Ex- Gambia’s Justice Minister Optimistic Dictator Jammeh Must Face Justice
By Bakary Ceesay
Abubacarr Marie Tambadou, outgoing Attorney General has assured Gambians that former president Yahya Jammeh will surely be in court one day to face justice for the atrocities he commit.
He advised the supporters of ex president Yahya Jammeh to wake up from dreams and move on, saying the former president will surely have his day in court one day.
Tambadou resigned as justice minister effect from 30th June, 2019 and he is expected to Join United Nations Abubacarr as the registrar of the International Residual Mechanism for Criminal Tribunals (IRMCT).
During a press conference on Friday to bid farewell said: “I am aware that my principled position on former President Yaya Jammeh has not endeared me to his supporters and sympathisers, and to them I say, Jammeh belongs to the past, so wake up from your dreams of a Jammeh political comeback and move on with your lives,” he said.

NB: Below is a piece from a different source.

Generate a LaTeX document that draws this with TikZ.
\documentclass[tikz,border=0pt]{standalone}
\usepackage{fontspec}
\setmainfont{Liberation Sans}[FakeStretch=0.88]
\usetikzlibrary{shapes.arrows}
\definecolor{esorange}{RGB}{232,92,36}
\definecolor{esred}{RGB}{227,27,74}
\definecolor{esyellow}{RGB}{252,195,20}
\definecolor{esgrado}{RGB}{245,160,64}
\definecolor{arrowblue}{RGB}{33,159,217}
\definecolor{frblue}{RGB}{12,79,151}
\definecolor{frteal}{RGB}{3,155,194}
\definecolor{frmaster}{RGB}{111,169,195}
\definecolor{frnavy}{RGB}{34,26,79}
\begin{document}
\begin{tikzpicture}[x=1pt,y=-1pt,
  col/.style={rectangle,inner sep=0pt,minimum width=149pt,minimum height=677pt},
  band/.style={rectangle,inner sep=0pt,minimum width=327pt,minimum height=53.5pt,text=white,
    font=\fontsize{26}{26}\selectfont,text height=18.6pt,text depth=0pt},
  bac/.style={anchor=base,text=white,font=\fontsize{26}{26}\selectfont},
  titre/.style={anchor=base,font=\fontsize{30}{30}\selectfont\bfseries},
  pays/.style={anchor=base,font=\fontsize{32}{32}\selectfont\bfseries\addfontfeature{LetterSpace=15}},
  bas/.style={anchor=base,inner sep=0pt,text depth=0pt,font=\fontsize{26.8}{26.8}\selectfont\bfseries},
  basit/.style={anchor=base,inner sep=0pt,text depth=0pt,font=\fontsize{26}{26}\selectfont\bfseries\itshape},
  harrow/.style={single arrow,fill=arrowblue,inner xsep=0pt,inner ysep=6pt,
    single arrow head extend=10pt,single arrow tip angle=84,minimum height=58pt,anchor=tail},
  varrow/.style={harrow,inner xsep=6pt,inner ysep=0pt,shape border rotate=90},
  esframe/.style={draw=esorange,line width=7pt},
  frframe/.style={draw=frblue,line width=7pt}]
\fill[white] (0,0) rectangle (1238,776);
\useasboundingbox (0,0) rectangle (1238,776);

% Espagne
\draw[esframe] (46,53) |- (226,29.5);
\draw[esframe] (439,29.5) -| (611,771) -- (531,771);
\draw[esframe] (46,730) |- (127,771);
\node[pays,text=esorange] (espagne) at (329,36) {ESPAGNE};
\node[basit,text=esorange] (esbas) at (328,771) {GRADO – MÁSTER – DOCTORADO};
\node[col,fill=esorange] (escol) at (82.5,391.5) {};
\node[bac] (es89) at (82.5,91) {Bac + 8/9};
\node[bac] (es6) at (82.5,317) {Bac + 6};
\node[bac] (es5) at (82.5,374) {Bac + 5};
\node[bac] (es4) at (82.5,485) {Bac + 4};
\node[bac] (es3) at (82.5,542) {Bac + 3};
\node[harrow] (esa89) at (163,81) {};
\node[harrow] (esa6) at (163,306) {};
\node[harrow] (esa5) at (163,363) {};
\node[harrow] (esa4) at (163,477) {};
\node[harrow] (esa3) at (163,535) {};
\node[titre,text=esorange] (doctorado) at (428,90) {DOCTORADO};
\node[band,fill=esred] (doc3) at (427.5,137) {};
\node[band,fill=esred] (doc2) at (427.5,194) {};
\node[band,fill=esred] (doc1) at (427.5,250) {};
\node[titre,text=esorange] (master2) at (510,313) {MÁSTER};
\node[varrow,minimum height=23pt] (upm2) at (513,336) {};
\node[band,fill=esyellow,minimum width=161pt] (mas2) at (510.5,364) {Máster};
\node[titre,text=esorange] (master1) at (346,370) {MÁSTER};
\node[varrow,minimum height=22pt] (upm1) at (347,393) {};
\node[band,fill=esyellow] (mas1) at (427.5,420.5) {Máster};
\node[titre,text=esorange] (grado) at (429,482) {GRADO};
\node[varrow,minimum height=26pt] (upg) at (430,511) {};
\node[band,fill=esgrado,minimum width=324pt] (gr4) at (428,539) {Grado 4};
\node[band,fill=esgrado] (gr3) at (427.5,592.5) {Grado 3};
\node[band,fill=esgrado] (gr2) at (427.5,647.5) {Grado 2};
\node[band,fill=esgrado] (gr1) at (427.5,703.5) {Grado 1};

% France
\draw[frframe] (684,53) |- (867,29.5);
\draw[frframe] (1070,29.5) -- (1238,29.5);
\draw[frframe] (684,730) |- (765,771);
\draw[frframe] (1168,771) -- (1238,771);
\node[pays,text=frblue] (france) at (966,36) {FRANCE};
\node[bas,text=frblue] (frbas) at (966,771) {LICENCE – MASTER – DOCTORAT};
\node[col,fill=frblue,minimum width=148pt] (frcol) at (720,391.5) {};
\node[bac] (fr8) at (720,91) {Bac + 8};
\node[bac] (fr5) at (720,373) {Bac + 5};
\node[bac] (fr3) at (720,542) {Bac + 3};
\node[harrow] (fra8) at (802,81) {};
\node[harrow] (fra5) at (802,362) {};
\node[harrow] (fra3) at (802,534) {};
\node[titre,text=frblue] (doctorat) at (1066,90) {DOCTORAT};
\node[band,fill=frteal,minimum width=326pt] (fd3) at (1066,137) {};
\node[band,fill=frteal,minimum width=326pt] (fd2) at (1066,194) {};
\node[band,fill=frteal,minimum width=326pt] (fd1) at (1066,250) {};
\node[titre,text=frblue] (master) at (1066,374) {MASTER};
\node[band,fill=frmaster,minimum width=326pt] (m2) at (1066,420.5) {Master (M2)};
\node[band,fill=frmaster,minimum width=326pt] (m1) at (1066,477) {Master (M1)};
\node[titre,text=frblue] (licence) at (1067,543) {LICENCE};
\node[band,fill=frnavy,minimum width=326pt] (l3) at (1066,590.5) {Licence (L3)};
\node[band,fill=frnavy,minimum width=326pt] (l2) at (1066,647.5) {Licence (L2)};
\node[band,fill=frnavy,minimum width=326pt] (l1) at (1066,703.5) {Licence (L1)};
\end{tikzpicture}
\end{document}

He accused Jammeh of causing too much pain and suffering to the people of this country throughout his 22-year reign of terror as the TRRC keeps revealing.
“He has during this period destroyed the innocence and soul of Gambian society with the sheer brutality of his crimes, and for this, he will be brought to account someday here or abroad. He will surely have his day in court.”
He therefore, assured the victims of the past regime that justice will be served.
“To the victims of human rights violations and abuses during 22 years of Jammeh’s rule, you will get justice. I have always had you in mind at every stage of our transitional justice process and I have been committed and dedicated to your cause since the first day I was appointed,” he said.
“I know that there have been difficult moments for you and your families in this process and I can only assure you that it will not have been in vain,” he added.
On my part, I have initiated and delivered on the key pillars of our transitional justice process which has now achieved global recognition by experts as being among the best models in the world particularly for its inclusiveness and originality.
During his tenure, Tambadou led the initiations of several transitional justice programs to recover wasted public funds and bring closure to the victims. These include the commission of inquiry (Janneh Commission) to the Truth, Reconciliation and Reparations Commission (TRRC), the establishment of the National Human Rights Commission.
The Janneh Commission, tasked to inquire into the financial corruption of former President Jammeh, allowed the government to recover over 1.1 billion dalasis so far.
“And in all of these processes, we were able to put together a team of talented and credible Gambians, and I wish to thank them for their service to the country.”
He credited himself for rebuilding a hitherto weakened judiciary, stating that the institution has now become respectable, robust and independent organ of State.
“Immediately after my appointment, I established a Criminal Case and Detention Review Panel which reviewed a total of 241 ongoing criminal cases involving 304 accused persons. I discontinued prosecutions in 36 cases involving 86 accused persons on the basis of insufficient evidence,” he said.
He also claimed that the reported incidents of arbitrary arrests, detention without trial or torture by State agents, which were a hallmark of the Jammeh days, have substantially reduced.
“Freedom of expression which was a luxury in the past is now taken for granted. In sum, The Gambia is no longer in a state of fear.
“Also, during my tenure, the Government’s commitment to international law has strengthened. We rescinded the decision by the Jammeh administration to withdraw The Gambia from the International Criminal Court, paving the way for our continued membership to the ICC.
“We signed and/or ratified a number of international treaties including the UN Convention against Torture, the UN Optional Protocol on the Abolition of the Death Penalty, the UN Convention against Enforced and Involuntary Disappearance, and the African Charter on Democracy, Elections and Governance.
He said the government submitted combined periodic reports for the first time since 1985 to the UN Human Rights Council on the International Covenant on Civil and Political Rights, and our combined periodic report for the first time since 1994 to the African Commission on Human and Peoples’ Rights.
He hints the preparation for other new bills which include a prohibition of torture bill to criminalize acts of torture for the first time in The Gambia; an international crimes bill to cover mass atrocity crimes like genocide, war crimes and crimes against humanity; an access to information bill, an anti-corruption bill, and various other amendments to remove discriminatory laws against women in our society.